Nationalisations et privatisations d’entreprises du secteur des hydrocarbures ont remodelé le paysage énergétique, avec un renforcement de la dépendance à l’extractivisme pétrolier ou assimilé. Les impacts sont nombreux : non-respect des droits des communautés autochtones, répression des opposant-e-s aux différents projets, secret des contrats, utilisation discrétionnaire de produits chimiques, déplacements de population, impacts sur les activités agricoles, non consultation des instances publiques…
Si une loi, en 2012, est adoptée concernant la souveraineté des hydrocarbures, les « limites du nationalisme pétrolier » sont manifestes. La compagnie YPF contrôlée par l’état obtient des programmes d’incitation à l’extraction, les logiques de marché dominent. Le tout parachevé avec l’accord entre YPF et Chevron, dont le contenu reste éminemment secret…
Il n’y aurait pas d’alternative à l’extractivisme et aux gaz de schiste. Nous connaissons bien cette petite ritournelle. Les gouvernements, comme les dirigeants d’entreprise, chantent cela depuis bien longtemps. Mais un refrain, même asséné des millions de fois, ne saurait remplacer les débats démocratiques sur les orientations socio-économiques et supprimer l’expression des intérêts divergents des groupes sociaux. Il n’y a « ni fracture hydraulique nationale » ni intérêts convergents « nationaux » dans la défense des « intérêts particuliers ». Derrière les mots fracture ou « stimulation » de la roche, le déni ou la dépréciation d’« options dissidentes », les processus d’accaparement des concessions…
Dans la seconde partie du livre sont explorées « les manifestations sociales, politiques et économiques qui ont accompagné les deux premières années de développement de l’industrie des hydrocarbures non conventionnels dans la province de Neuquén ». Nouvelles formes de lutte, blocage de route, el piquete…
Le développement de l’extraction entraine aussi, l’augmentation de la rente, la corruption (je souligne les paragraphes sur les syndicats des ouvriers du pétrole), les investissements et les aménagements d’infrastructures et les centres commerciaux et les supermarchés, le développement de la prostitution (je ne partage pas la banalisation du rapport prostitutionnel, dans le silence du rôle des clients-prostitueurs, derrière le terme de « travail sexuel autonome »). Une sorte de boucle de développement très particulière qui aggrave les situations sociales, dégrade les choix d’occupation et d’utilisation des sols (dont le secteur fruitier menacé) et profite aux grandes entreprises. Une fuite en avant dans un futur niant la démocratie, la crise de nos relations à l’environnement (dont la pollution des nappes phréatiques et de la terre, le « traitement » des déchets), les droits des communautés autochtones et plus largement les choix de vie.
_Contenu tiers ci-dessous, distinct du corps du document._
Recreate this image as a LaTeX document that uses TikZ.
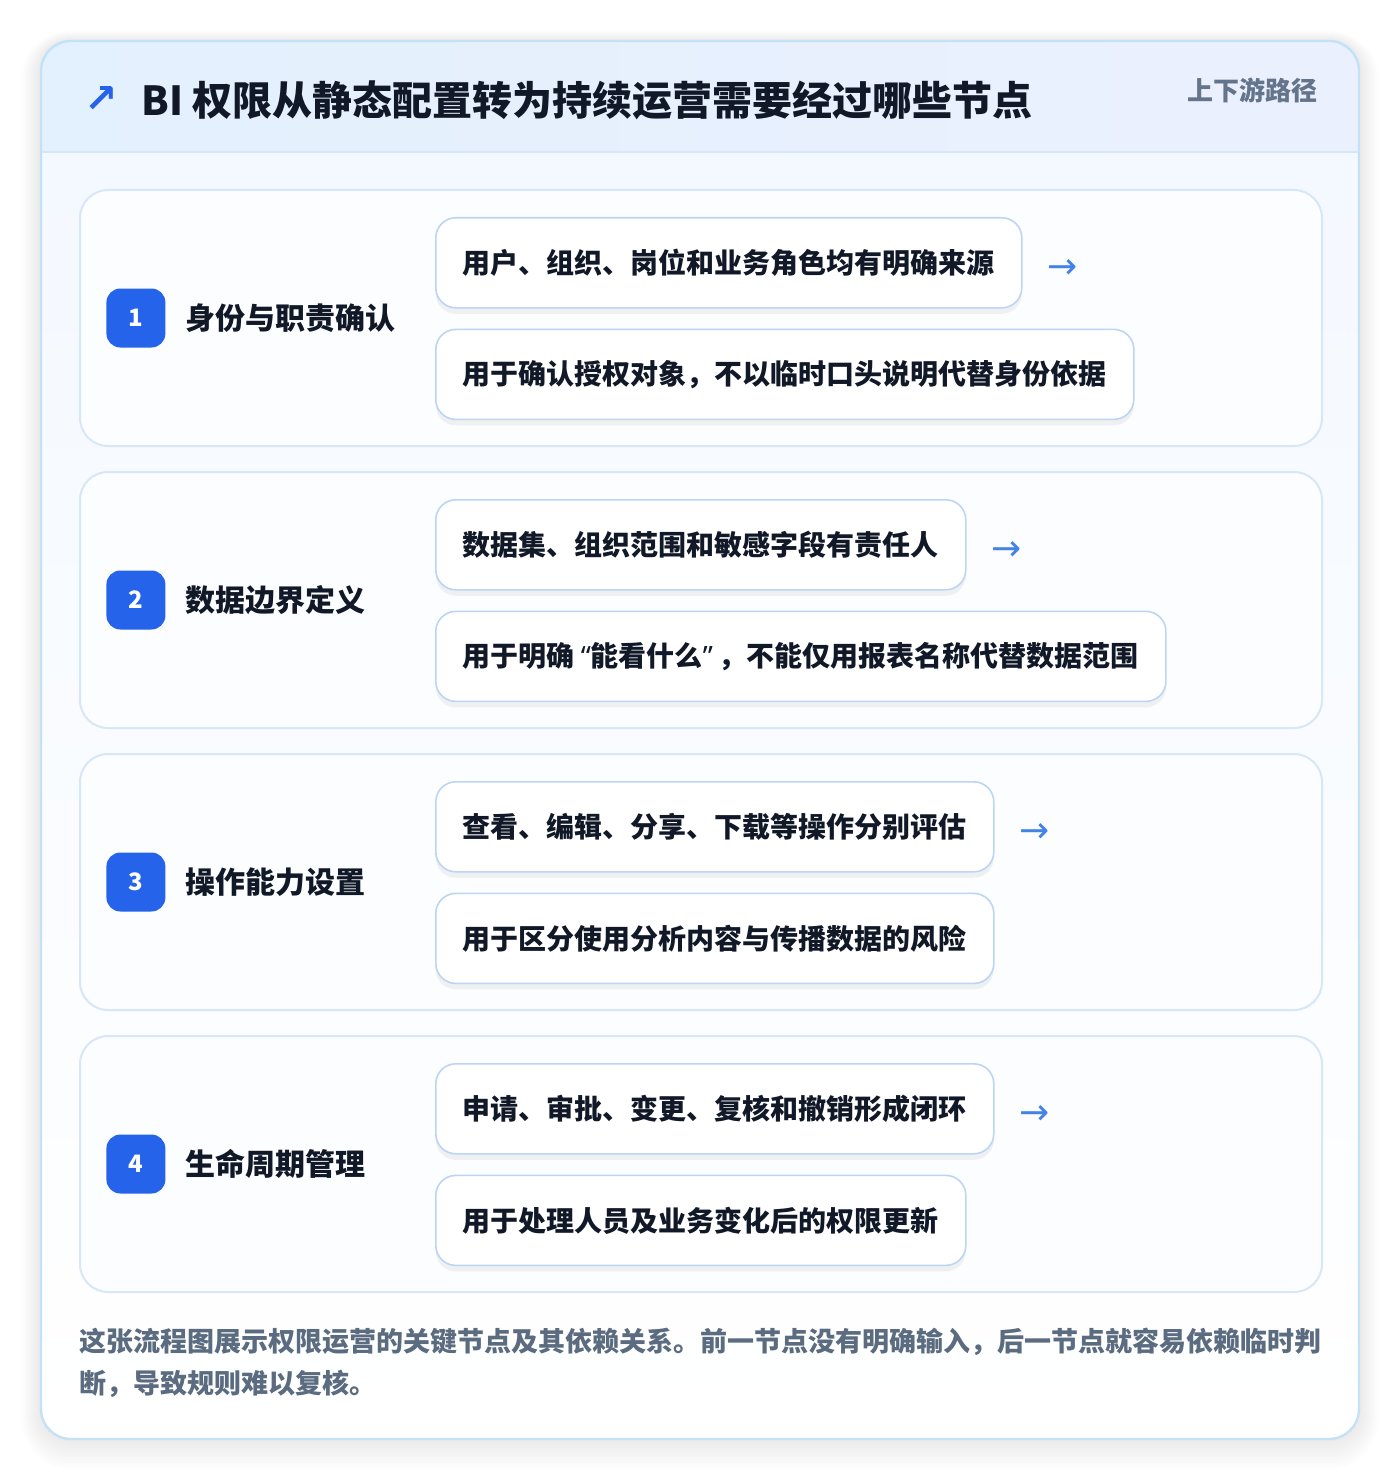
\documentclass[tikz,border=0pt]{standalone}
\usepackage{fontspec}
\setmainfont{Noto Sans CJK SC}
\newfontfamily\symfont{DejaVu Sans}
\newfontfamily\quotefont{Noto Sans}
\usetikzlibrary{positioning,shadows}
\definecolor{headA}{HTML}{E3F0FD}
\definecolor{headB}{HTML}{EBF0FE}
\definecolor{headline}{HTML}{D5E6F8}
\definecolor{cardline}{HTML}{C3E2F7}
\definecolor{bodytop}{HTML}{F3F8FF}
\definecolor{panelfill}{HTML}{FCFDFF}
\definecolor{panelline}{HTML}{D8E7F8}
\definecolor{itemline}{HTML}{BCD5F3}
\definecolor{ink}{HTML}{111827}
\definecolor{muted}{HTML}{5B6B80}
\definecolor{tagcol}{HTML}{64748B}
\definecolor{badgeblue}{HTML}{2563EB}
\definecolor{arrowblue}{HTML}{4382E6}

\begin{document}
\begin{tikzpicture}[x=0.5pt,y=-0.5pt]
\tikzset{
    panel/.style={draw=panelline,line width=1pt,fill=panelfill,rounded corners=14pt,
      anchor=north west,minimum width=621pt,minimum height=128pt},
    badge/.style={fill=badgeblue,rounded corners=7pt,minimum size=29.5pt,inner sep=0pt,
      text=white,font=\bfseries\fontsize{12}{14}\selectfont},
    steplabel/.style={inner sep=0pt,text=ink,font=\bfseries\fontsize{15}{18}\selectfont},
    item/.style={draw=itemline,line width=0.8pt,fill=white,rounded corners=10pt,
      minimum height=45pt,inner xsep=13.5pt,text=ink,font=\bfseries\fontsize{14}{17}\selectfont,
      drop shadow={shadow xshift=0pt,shadow yshift=-3pt,opacity=.05,fill=black}},
    flow/.style={inner sep=0pt,text=arrowblue,font=\symfont\fontsize{18}{18}\selectfont}
}
\useasboundingbox (0,0) rectangle (1400,1482);
\fill[white] (0,0) rectangle (1400,1482);
% card shadow
\foreach \i in {1,...,10}
  \fill[black,opacity=.006,rounded corners=15pt+\i*1pt] (41-\i*2,41-\i*1) rectangle (1359+\i*2,1439+\i*3);
% card
\fill[top color=bodytop,bottom color=white,rounded corners=15pt] (41,41) rectangle (1359,1439);
\begin{scope}
  \clip[rounded corners=15pt] (41,41) rectangle (1359,1439);
  \fill[left color=headA,right color=headB] (41,41) rectangle (1359,152);
\end{scope}
\draw[headline,line width=1pt] (41,152) -- (1359,152);
\draw[cardline,line width=1.2pt,rounded corners=15pt] (41,41) rectangle (1359,1439);
% header
\node[inner sep=0pt,text=badgeblue,font=\symfont\bfseries\fontsize{20}{20}\selectfont] (mark) at (101,100) {↗};
\node[anchor=west,inner sep=0pt,text=ink,font=\bfseries\fontsize{20}{23}\selectfont] (title) at (141,100)
  {BI 权限从静态配置转为持续运营需要经过哪些节点};
\node[anchor=east,inner sep=0pt,text=tagcol,font=\bfseries\fontsize{13}{15}\selectfont] (tag) at (1318,90) {上下游路径};

% step 1
\node[panel] (p1) at (79,189) {};
\node[badge,right=13.5pt of p1.west] (n1) {1};
\node[steplabel,right=9.5pt of n1] (l1) {身份与职责确认};
\node[item,anchor=north west] (t1) at ([xshift=178pt,yshift=-14pt]p1.north west) {用户、组织、岗位和业务角色均有明确来源};
\node[item,below=10pt of t1.south west,anchor=north west] (b1) {用于确认授权对象，不以临时口头说明代替身份依据};
\node[flow,right=12pt of t1,yshift=-3pt] (f1) {→};
% step 2
\node[panel] (p2) at (79,471) {};
\node[badge,right=13.5pt of p2.west] (n2) {2};
\node[steplabel,right=9.5pt of n2] (l2) {数据边界定义};
\node[item,anchor=north west] (t2) at ([xshift=178pt,yshift=-14pt]p2.north west) {数据集、组织范围和敏感字段有责任人};
\node[item,below=10pt of t2.south west,anchor=north west] (b2) {用于明确\kern3pt{\quotefont“}能看什么{\quotefont”}\kern3pt，不能仅用报表名称代替数据范围};
\node[flow,right=12pt of t2,yshift=-3pt] (f2) {→};
% step 3
\node[panel] (p3) at (79,753) {};
\node[badge,right=13.5pt of p3.west] (n3) {3};
\node[steplabel,right=9.5pt of n3] (l3) {操作能力设置};
\node[item,anchor=north west] (t3) at ([xshift=178pt,yshift=-14pt]p3.north west) {查看、编辑、分享、下载等操作分别评估};
\node[item,below=10pt of t3.south west,anchor=north west] (b3) {用于区分使用分析内容与传播数据的风险};
\node[flow,right=12pt of t3,yshift=-3pt] (f3) {→};
% step 4
\node[panel] (p4) at (79,1035) {};
\node[badge,right=13.5pt of p4.west] (n4) {4};
\node[steplabel,right=9.5pt of n4] (l4) {生命周期管理};
\node[item,anchor=north west] (t4) at ([xshift=178pt,yshift=-14pt]p4.north west) {申请、审批、变更、复核和撤销形成闭环};
\node[item,below=10pt of t4.south west,anchor=north west] (b4) {用于处理人员及业务变化后的权限更新};
\node[flow,right=12pt of t4,yshift=-3pt] (f4) {→};

% note
\node[anchor=north west,align=left,inner sep=0pt,text=muted,font=\bfseries\fontsize{13.5}{21}\selectfont] (note) at (79,1328)
  {这张流程图展示权限运营的关键节点及其依赖关系。前一节点没有明确输入，后一节点就容易依赖临时判\\断，导致规则难以复核。};
\end{tikzpicture}
\end{document}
J’ai été notamment intéressé par les passages sur les communautés mapuche, les résistances, « Mari Chi Weu ! » (« Dix fois nous vaincrons ! », celles et ceux qui disent non, les municipalités libres de fracking, la judiciarisation et la criminalisation des luttes.
Dans le dernier chapitre, les auteurs reviennent sur des exemples de luttes à travers le monde, des expertises partagées, des mobilisations populaires, des alternatives pour une véritable transition énergétique.
L’ouvrage se termine par un texte du Cetim sur l’urgence d’encadrer les sociétés transnationales, de lutter contre leur impunité. (Sur ce sujet, en complément possible : Abolir les privilèges accordés aux entreprises, abolir-les-privileges-accordes-aux-entreprises/ ; Impunité des sociétés transnationales, la-defense-des-droits-humains-implique-de-lutter-contre-limpunite-des-stn/ ; 8 propositions pour le nouvel instrument international contraignant sur les sociétés transnationales (STN) et les droits humains, 8-propositions-pour-le-nouvel-instrument-international-contraignant-sur-les-societes-transnationales-stn-et-les-droits-humains/ ; Alejandro Teitelbaum et Melik Özden : Sociétés transnationales acteurs majeurs dans les violations des droits humains, limplication-directe-ou-indirecte-des-stn-dans-les-violations-des-droits-humains-nest-plus-a-demonter/ )
Ouvrage collectif : La passion du schiste.
Démocratie, capitalisme, environnement en Argentine
Préface d’Adolfo Pérez Esquivel (Prix Nobel de la Paix)
Avec les contributions d’OPSur, de Grégory Lassalle et de Vincent Espagne
PUBLICETIM n° 40
CETIM, Genève (Suisse) 2016, 184 pages.